Which Foundational Reading Skills Should Students be Practising?

The basics of reading can be broken down into a few key skills. For non-proficient readers, explicit practice of these core skills is vital, which is why Lexia PowerUp Literacy features each of these skills in the early levels of the Word Study strand:

  • Blending: The ability to combine sounds together to read words. This can be practiced by providing students with separate sounds and asking them to blend them together to create words.
  • Segmenting: Conversely to blending, students also need to be able to split words into their individual sounds, this is known as segmenting. Practice by listening to words and splitting them up into their individual sounds. This skill forms the basis of spelling.
  • Confusable sounds: Often, students come to secondary with some misconceptions and may confuse similar sounding graphemes, causing inaccuracy in their spelling. Practicing distinguishing between these sounds helps to address these misconceptions, empowering pupils to be more precise with their spelling.
  • Letter-Sound Correspondence: Once student have a grasp of verbal sounds, introducing the various graphical representations of sounds enables students to apply their knowledge to word-reading. This can then be built upon by breaking up and reading multi-syllabic words.
  • Fluency: This skill acts as the thread that weaves all foundational reading skills together, by practicing decoding until it is automatic, fluency is achieved along with the ability to better comprehend text.

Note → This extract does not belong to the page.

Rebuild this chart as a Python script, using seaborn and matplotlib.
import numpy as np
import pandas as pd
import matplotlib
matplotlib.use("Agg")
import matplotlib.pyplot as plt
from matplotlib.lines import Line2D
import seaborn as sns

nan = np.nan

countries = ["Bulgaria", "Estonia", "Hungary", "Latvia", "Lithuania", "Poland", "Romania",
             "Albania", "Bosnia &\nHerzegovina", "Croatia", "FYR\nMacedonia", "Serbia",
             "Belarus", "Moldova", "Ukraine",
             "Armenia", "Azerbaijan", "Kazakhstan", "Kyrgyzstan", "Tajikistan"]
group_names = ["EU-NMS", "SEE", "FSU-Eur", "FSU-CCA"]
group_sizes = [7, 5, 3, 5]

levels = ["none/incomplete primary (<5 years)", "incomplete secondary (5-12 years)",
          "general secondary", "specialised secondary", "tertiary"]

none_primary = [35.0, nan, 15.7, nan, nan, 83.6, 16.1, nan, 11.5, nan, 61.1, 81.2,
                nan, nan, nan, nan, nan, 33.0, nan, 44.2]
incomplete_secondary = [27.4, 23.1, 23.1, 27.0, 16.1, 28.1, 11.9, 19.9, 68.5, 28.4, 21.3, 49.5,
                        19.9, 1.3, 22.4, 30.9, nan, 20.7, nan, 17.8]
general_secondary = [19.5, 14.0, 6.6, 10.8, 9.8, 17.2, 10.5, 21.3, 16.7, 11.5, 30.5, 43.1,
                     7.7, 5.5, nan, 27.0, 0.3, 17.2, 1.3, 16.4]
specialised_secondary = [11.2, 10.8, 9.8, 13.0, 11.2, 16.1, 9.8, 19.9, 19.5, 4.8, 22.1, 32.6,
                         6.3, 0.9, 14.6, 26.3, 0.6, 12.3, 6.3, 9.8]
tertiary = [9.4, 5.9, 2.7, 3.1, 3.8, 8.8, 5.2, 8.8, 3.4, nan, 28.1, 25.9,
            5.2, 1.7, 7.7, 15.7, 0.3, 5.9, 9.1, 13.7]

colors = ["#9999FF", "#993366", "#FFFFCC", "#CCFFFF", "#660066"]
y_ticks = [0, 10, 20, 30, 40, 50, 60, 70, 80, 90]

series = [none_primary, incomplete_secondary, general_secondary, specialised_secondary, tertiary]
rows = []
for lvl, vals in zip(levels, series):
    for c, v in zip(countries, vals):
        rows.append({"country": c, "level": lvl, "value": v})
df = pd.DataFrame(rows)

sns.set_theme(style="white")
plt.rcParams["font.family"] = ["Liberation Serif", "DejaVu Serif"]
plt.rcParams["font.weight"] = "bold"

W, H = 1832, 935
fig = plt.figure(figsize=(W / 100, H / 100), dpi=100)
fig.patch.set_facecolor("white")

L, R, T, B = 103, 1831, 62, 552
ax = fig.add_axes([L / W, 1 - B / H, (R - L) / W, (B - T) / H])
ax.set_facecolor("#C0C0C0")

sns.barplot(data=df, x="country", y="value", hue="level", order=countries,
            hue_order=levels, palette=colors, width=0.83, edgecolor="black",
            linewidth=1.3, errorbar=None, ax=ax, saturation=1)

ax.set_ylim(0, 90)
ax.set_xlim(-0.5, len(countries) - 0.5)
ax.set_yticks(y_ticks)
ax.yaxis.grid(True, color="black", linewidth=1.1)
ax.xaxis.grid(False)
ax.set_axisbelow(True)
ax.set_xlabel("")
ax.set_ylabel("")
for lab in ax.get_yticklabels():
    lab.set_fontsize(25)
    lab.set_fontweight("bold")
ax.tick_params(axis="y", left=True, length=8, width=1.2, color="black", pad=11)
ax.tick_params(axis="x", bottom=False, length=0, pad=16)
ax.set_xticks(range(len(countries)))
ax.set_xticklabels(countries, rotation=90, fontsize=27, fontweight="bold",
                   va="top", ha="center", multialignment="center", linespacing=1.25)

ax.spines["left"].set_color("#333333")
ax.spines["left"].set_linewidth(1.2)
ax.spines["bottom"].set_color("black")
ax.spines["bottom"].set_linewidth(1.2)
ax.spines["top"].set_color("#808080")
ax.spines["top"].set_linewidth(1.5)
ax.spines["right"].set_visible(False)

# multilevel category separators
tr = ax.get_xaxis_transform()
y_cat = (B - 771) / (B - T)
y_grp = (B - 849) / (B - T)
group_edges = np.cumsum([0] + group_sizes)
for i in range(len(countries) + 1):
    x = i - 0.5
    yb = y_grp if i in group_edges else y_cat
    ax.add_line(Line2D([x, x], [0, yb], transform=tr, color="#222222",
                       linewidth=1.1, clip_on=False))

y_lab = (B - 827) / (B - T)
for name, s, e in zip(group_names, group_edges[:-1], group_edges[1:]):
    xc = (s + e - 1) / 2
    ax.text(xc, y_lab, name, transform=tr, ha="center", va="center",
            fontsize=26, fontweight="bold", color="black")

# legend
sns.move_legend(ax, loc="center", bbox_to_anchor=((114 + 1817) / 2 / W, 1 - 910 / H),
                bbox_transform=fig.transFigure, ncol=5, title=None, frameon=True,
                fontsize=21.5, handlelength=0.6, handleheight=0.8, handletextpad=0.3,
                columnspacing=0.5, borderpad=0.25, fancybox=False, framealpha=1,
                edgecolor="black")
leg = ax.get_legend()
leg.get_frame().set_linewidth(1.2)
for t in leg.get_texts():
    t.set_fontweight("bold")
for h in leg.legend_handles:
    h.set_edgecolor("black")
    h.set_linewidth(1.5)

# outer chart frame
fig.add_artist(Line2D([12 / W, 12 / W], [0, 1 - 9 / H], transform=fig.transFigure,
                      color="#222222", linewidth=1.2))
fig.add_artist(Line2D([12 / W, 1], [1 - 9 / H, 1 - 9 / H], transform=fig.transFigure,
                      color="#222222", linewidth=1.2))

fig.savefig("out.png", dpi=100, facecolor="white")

Revisiting these skills regularly to support automaticity is vital to confident and fluent reading.

The Structured Literacy Approach

PowerUp utilises a Structured Literacy Approach to teach these foundational literacy skills which means it is built on 4 main principles:

  1. Systematic and Cumulative – Concepts are sequenced in a logical order and builds gradually.
  2. Explicit – Concepts are taught directly and clearly and each skill is clearly modelled.
  3. Multisensory – Multiple learning modes are utilised to ensure that all types of learners are catered for.
  4. Diagnostic – Initial assessment means that content is pitch exactly at the student’s level.